Just like I do not use the function sugar, I do not use the colon syntax to define functions. Moreover, I often call methods with explicit self in the module itself. Any idea why? Yeah, same as above, resistance to monkey patches. I agree that this is not a very convincing argument given that I often skip the little local print = print dance.

Other advantages include, again, less call overhead and the ability to call methods consistently on objects before they have their metatable.
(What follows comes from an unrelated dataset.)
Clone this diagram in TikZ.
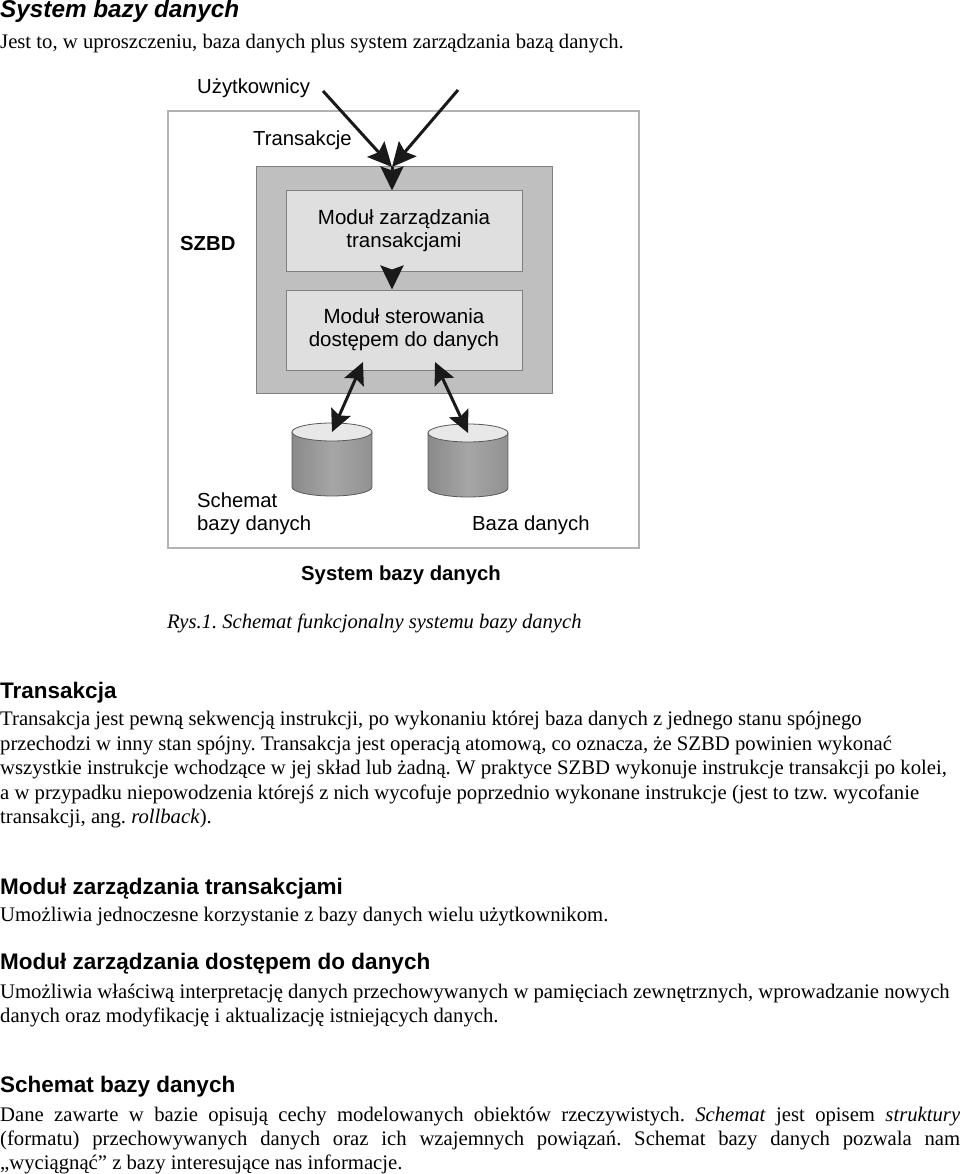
\documentclass[tikz,border=0pt]{standalone}
\usepackage{fontspec}
\setmainfont{Liberation Serif}
\setsansfont{Liberation Sans}
\usepackage{tikz}
\usetikzlibrary{arrows.meta,positioning}
\frenchspacing

\tikzset{
	dbcan/.pic = {
		\shade[left color = gray!92, right color = gray!86, middle color = gray!70, draw = gray!70!black, line width = .8pt]
			(-40,0) -- (-40,55) arc[start angle = 180, end angle = 360, x radius = 40pt, y radius = 9pt] -- (40,0) -- cycle;
		\draw[fill = gray!18, draw = gray!70!black, line width = .8pt] (0,0) ellipse [x radius = 40pt, y radius = 9pt];
		\coordinate (-top) at (0,0);
	}
}

\begin{document}
\begin{tikzpicture}[
				x = 1pt, y = -1pt,
				body/.style = {anchor = base west, inner sep = 0pt, font = \fontsize{20.7}{24}\selectfont},
				head/.style = {anchor = base west, inner sep = 0pt, font = \sffamily\bfseries\fontsize{22.5}{27}\selectfont},
				lbl/.style = {anchor = base west, inner sep = 0pt, font = \sffamily\fontsize{20.3}{23}\selectfont},
				modbox/.style = {draw = gray, fill = gray!25, line width = 1pt, minimum width = 236pt, minimum height = 80pt,
					align = center, font = \sffamily\fontsize{20.5}{23}\selectfont},
				arr/.style = {-{Stealth[length = 24pt, width = 23pt, inset = 4pt]}, line width = 3pt, black!90},
				darr/.style = {{Stealth[length = 22pt, width = 21pt, inset = 4pt]}-{Stealth[length = 22pt, width = 21pt, inset = 4pt]}, line width = 3pt, black!90}
			]

			\useasboundingbox (0,0) rectangle (960,1174);

			\node[anchor = base west, inner sep = 0pt, font = \sffamily\bfseries\itshape\fontsize{24.3}{28}\selectfont] (title) at (0,18) {System bazy danych};
			\node[body] (intro) at (0,48.5) {Jest to, w uproszczeniu, baza danych plus system zarządzania bazą danych.};

			\node[draw = gray!60, line width = 1.5pt, minimum width = 471pt, minimum height = 437pt, inner sep = 0pt] (sys) at (403.5,329.5) {};
			\node[draw = gray, fill = gray!50, line width = 1pt, minimum width = 296pt, minimum height = 226pt] (szbd) at (404,280) {};
			\node[modbox] (mod1) at (404,231) {Moduł zarządzania\\transakcjami};
			\node[modbox, below = 18pt of mod1] (mod2) {Moduł sterowania\\dostępem do danych};

			\node[lbl] (users) at (197,94) {Użytkownicy};
			\node[lbl] (trans) at (253,146) {Transakcje};
			\node[lbl, font = \sffamily\bfseries\fontsize{20.3}{23}\selectfont] (szbdlbl) at (180,251) {SZBD};

			\pic (db1) at (332,432) {dbcan};
			\pic (db2) at (468,433) {dbcan};

			\node[lbl] (schem1) at (197,507) {Schemat};
			\node[lbl] (schem2) at (197,530) {bazy danych};
			\node[lbl] (baza) at (472,530) {Baza danych};
			\node[lbl, font = \sffamily\bfseries\fontsize{20.3}{23}\selectfont] (syslbl) at (301,580) {System bazy danych};

			\coordinate (u1) at (323,91);
			\coordinate (u2) at (458,90);
			\coordinate (jn) at (392,167);
			\coordinate (p1) at (363,362);
			\coordinate (p2) at (435,362);

			\draw[arr] (u1) -- (jn);
			\draw[arr] (u2) -- (jn);
			\draw[arr] (jn) -- (jn |- mod1.north);
			\draw[arr] (jn |- mod1.south) -- (jn |- mod2.north);
			\draw[darr] (p1) -- (db1-top);
			\draw[darr] (p2) -- (db2-top);

			\node[body, font = \itshape\fontsize{20.6}{24}\selectfont] (rys) at (167,628) {Rys.1. Schemat funkcjonalny systemu bazy danych};

			\node[head] (h1) at (0,698) {Transakcja};
			\node[body] (t1) at (0,725.5) {Transakcja jest pewną sekwencją instrukcji, po wykonaniu której baza danych z jednego stanu spójnego};
			\node[body] (t2) at (0,750) {przechodzi w inny stan spójny. Transakcja jest operacją atomową, co oznacza, że SZBD powinien wykonać};
			\node[body] (t3) at (0,774.5) {wszystkie instrukcje wchodzące w jej skład lub żadną. W praktyce SZBD wykonuje instrukcje transakcji po kolei,};
			\node[body] (t4) at (0,799) {a w przypadku niepowodzenia którejś z nich wycofuje poprzednio wykonane instrukcje (jest to tzw. wycofanie};
			\node[body] (t5) at (0,823.5) {transakcji, ang. \textit{rollback}).};

			\node[head] (h2) at (0,894) {Moduł zarządzania transakcjami};
			\node[body] (m1) at (0,921) {Umożliwia jednoczesne korzystanie z bazy danych wielu użytkownikom.};

			\node[head] (h3) at (0,969) {Moduł zarządzania dostępem do danych};
			\node[body] (d1) at (0,998) {Umożliwia właściwą interpretację danych przechowywanych w pamięciach zewnętrznych, wprowadzanie nowych};
			\node[body] (d2) at (0,1022) {danych oraz modyfikację i aktualizację istniejących danych.};

			\node[head] (h4) at (0,1092) {Schemat bazy danych};
			\node[body] (s1) at (0,1121) {\makebox[960pt][s]{Dane zawarte w bazie opisują cechy modelowanych obiektów rzeczywistych. \textit{Schemat} jest opisem \textit{struktury}}};
			\node[body] (s2) at (0,1145) {\makebox[960pt][s]{(formatu) przechowywanych danych oraz ich wzajemnych powiązań. Schemat bazy danych pozwala nam}};
			\node[body] (s3) at (0,1169) {„wyciągnąć” z bazy interesujące nas informacje.};

			\end{tikzpicture}
\end{document}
This is sometimes useful in constructors.

So where Hisham’s class example is:

local myclass = {}

local MyClass = {}

function MyClass:some_method()
   -- code
end

function MyClass:another_one()
   self:some_method()
   -- more code
end

function myclass.new()
   local self = {}
   setmetatable(self, { __index = MyClass })
   return self
end

return myclass

I would write:

local some_method = function(self)
  -- code
end

local another_one = function(self)
  some_method(self)
  -- more code
end

local methods = {
  some_method = some_method,
  another_one = another_one,
}

local new = function()
  return setmetatable({}, {__index = methods})
end

return {new = new}

Of course sometimes I do not want to resist monkey patches, and in that case I use colon syntax for calls, but never for definitions.

Policy Bit #7: do not set any globals in your module and always return a table in the end.

This one I cannot disagree with. It is the only rule that has an obvious externally visible effect. Do this or you will annoy all your users.

I think this is what matters the most in the end: modules always return tables and never create globals. The rest is mostly implementation details!